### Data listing
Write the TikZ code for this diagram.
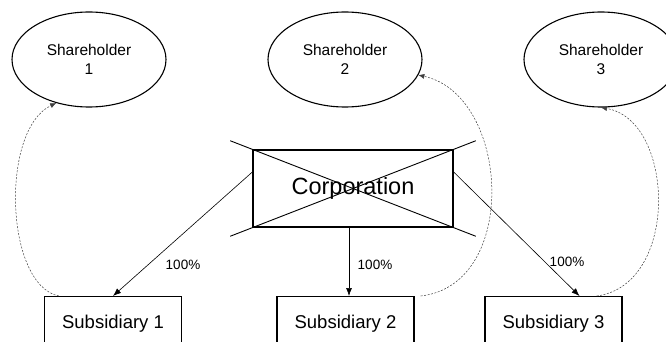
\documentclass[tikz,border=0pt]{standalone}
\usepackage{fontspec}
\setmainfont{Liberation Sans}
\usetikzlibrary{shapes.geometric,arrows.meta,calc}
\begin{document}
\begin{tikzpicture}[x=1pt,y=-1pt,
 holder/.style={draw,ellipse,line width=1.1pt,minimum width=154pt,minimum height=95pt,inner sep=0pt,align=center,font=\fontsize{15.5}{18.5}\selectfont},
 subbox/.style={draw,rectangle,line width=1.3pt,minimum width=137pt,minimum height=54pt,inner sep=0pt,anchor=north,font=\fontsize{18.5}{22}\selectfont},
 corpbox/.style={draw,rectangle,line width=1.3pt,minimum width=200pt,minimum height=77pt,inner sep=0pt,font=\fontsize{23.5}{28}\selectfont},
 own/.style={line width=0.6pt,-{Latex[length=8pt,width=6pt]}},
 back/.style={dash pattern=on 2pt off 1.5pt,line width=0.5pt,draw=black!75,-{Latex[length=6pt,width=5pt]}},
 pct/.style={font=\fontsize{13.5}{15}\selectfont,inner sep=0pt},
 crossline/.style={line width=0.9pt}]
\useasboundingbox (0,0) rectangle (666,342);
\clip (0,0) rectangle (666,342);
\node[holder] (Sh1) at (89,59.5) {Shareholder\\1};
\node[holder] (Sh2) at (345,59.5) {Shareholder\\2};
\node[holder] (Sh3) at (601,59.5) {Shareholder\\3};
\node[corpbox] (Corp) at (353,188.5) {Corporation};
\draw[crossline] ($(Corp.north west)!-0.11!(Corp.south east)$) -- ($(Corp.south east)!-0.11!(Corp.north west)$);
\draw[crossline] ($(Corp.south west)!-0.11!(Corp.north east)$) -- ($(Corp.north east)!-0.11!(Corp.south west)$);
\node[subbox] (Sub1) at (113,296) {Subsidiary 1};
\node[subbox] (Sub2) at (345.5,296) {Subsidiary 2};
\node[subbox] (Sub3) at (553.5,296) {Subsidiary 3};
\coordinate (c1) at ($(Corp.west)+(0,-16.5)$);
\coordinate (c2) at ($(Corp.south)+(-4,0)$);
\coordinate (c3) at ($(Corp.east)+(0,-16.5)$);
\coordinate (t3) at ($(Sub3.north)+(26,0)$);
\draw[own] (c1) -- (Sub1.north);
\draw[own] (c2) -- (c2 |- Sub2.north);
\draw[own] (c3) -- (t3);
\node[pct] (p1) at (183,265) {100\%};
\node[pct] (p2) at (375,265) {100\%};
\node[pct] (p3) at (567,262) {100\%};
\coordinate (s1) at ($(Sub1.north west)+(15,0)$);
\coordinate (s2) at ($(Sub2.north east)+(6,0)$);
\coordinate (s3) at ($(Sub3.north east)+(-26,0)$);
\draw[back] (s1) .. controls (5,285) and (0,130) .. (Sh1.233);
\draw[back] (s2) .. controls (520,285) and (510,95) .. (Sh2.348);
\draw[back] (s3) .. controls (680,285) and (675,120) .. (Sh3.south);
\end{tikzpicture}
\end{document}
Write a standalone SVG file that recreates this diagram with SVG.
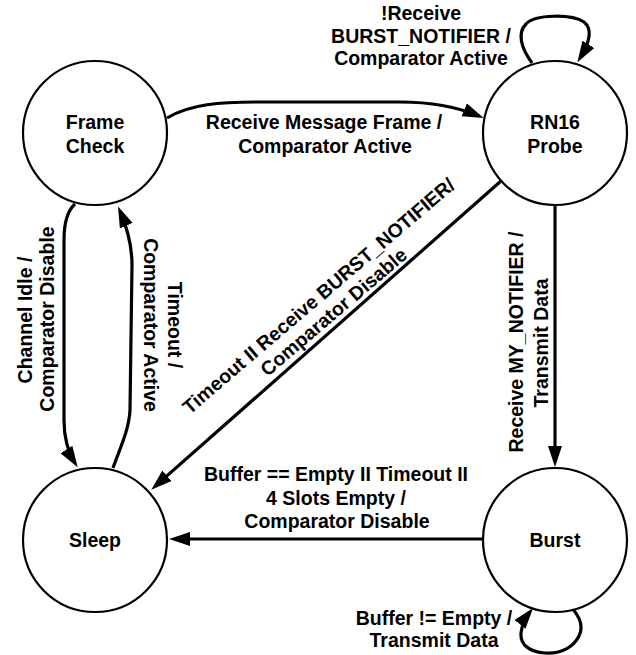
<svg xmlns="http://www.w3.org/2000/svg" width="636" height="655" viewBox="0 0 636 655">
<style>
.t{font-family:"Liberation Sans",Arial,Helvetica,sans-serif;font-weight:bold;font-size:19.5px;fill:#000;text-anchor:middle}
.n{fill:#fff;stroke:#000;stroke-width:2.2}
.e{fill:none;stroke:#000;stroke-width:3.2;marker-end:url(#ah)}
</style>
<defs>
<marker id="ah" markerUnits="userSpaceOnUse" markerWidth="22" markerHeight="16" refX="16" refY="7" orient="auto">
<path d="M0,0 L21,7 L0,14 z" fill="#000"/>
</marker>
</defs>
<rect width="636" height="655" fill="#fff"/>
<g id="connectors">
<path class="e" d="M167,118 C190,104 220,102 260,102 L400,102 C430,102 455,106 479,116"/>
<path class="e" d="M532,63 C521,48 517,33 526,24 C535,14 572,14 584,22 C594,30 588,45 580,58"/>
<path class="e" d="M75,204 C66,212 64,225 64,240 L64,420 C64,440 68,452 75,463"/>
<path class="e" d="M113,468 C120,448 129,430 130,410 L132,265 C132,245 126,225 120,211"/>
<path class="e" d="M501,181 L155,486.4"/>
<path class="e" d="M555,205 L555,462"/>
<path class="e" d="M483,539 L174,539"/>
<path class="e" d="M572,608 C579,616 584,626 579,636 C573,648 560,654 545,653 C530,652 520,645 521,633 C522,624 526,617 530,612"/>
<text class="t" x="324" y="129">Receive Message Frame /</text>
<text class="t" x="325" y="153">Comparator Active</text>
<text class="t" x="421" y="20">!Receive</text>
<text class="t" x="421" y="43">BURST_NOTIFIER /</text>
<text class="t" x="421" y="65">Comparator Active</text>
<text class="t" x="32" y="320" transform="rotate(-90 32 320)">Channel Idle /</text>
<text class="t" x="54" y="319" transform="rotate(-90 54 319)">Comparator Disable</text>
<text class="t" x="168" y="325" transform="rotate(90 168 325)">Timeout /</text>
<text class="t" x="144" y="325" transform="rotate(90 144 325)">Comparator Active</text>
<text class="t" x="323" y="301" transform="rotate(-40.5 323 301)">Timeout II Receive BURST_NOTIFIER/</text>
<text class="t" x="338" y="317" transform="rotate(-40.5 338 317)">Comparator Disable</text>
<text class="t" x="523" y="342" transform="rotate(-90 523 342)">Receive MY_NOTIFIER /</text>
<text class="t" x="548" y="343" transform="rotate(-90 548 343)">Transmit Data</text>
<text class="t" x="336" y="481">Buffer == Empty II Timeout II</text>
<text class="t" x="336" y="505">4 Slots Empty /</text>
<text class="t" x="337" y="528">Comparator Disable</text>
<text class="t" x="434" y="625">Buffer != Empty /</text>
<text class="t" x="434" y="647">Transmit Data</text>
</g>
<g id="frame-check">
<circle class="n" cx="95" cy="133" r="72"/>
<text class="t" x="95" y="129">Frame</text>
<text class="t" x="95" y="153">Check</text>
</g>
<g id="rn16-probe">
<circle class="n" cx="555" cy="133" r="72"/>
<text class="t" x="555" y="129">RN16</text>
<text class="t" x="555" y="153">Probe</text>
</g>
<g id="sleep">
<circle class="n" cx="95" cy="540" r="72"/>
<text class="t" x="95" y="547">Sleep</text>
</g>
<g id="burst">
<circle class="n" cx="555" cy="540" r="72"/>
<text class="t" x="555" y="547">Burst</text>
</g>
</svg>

==

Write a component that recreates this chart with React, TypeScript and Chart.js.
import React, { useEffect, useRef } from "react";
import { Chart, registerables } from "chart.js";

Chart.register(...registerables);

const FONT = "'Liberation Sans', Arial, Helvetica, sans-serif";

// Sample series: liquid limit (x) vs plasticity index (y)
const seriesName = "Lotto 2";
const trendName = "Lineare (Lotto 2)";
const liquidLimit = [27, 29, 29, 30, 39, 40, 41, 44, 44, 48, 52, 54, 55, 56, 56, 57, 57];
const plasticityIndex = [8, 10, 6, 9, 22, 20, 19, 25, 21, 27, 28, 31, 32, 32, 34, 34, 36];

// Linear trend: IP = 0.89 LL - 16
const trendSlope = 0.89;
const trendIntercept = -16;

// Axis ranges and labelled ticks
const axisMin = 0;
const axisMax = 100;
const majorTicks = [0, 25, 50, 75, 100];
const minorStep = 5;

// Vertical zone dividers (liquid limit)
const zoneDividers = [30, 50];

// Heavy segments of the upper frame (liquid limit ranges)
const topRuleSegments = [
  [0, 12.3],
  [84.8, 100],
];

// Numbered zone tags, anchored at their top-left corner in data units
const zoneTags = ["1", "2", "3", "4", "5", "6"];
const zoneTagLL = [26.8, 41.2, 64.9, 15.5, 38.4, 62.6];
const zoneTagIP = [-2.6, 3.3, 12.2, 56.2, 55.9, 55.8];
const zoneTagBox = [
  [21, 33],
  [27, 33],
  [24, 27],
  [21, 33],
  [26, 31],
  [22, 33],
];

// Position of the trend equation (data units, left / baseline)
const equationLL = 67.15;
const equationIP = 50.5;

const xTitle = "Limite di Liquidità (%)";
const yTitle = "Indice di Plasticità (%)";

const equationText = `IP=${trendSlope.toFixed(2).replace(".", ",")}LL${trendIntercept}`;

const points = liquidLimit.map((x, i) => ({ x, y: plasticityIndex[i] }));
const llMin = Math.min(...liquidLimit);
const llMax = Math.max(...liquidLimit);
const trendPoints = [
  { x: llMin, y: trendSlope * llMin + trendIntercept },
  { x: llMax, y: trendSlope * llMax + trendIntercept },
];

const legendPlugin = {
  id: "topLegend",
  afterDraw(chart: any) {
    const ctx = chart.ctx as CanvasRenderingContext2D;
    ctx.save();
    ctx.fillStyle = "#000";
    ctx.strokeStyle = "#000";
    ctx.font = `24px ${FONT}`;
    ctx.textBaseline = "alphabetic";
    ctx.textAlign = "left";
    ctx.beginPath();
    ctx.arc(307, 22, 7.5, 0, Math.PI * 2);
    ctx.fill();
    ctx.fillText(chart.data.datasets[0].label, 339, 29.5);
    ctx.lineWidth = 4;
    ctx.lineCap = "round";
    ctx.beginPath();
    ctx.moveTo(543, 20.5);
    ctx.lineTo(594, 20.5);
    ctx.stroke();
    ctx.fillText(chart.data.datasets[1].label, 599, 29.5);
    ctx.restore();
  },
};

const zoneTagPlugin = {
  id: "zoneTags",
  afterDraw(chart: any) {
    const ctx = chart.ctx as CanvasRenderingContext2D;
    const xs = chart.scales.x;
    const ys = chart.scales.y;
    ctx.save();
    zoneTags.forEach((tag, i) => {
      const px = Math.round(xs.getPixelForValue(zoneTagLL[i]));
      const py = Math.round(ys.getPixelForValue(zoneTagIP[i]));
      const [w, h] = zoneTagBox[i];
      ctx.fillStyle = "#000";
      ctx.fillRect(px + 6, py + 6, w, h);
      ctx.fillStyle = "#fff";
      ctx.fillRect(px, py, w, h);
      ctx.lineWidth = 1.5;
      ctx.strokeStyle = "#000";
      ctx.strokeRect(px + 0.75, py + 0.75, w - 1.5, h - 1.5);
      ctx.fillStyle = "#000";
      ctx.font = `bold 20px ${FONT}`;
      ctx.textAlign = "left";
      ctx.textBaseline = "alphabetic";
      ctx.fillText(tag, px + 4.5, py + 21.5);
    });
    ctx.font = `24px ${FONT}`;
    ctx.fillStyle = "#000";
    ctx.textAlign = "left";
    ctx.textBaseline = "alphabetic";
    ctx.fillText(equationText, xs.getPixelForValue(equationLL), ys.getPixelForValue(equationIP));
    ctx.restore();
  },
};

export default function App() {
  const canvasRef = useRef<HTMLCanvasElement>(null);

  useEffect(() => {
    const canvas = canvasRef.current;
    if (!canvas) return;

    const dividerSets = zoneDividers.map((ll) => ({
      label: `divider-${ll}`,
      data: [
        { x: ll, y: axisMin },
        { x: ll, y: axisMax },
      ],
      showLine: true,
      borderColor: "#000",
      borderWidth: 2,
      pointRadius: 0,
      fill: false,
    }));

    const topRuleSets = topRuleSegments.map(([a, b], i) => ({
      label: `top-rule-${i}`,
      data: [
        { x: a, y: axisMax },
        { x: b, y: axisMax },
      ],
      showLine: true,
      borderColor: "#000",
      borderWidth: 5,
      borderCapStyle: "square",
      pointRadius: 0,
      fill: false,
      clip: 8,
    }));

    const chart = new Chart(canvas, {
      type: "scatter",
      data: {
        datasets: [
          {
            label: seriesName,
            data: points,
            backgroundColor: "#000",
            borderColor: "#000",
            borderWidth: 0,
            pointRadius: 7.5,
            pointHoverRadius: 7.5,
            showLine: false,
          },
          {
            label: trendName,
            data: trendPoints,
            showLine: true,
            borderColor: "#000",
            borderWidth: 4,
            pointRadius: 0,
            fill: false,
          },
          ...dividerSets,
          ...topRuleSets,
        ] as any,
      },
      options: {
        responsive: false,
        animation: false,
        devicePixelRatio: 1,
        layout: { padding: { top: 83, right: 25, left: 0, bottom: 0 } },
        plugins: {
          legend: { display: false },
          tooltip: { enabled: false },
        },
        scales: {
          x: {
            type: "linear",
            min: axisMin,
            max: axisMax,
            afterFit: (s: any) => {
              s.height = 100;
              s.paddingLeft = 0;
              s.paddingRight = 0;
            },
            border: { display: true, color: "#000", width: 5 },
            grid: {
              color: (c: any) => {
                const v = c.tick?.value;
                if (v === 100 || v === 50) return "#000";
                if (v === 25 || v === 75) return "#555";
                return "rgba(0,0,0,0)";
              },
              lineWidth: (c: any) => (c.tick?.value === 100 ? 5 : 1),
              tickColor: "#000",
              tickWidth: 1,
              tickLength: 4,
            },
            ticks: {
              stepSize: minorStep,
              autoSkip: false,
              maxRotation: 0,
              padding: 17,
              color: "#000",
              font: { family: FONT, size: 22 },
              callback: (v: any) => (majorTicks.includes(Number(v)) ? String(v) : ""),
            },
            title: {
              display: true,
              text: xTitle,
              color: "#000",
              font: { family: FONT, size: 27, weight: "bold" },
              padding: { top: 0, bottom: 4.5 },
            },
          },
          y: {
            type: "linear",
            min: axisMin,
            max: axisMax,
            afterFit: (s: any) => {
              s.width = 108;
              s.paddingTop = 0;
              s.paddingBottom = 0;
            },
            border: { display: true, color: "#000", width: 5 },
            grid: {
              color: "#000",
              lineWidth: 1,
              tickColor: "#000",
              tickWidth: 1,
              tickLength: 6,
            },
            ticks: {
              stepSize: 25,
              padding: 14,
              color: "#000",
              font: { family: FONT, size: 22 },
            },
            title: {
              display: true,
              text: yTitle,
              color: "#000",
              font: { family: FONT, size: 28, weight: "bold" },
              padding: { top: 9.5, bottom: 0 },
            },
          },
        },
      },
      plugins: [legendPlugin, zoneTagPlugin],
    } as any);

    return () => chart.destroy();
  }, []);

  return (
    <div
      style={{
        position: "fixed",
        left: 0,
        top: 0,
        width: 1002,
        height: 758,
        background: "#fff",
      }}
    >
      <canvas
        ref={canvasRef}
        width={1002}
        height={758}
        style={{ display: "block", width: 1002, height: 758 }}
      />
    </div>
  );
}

### PROBLEM TO WORK ON
Return verbatim the lines that run from the line containing "Write a component" through the line containing "Chart.register(...registerables);", inclusive.

### RESPONSE TO THE EXERCISE
Write a component that recreates this chart with React, TypeScript and Chart.js.
import React, { useEffect, useRef } from "react";
import { Chart, registerables } from "chart.js";

Chart.register(...registerables);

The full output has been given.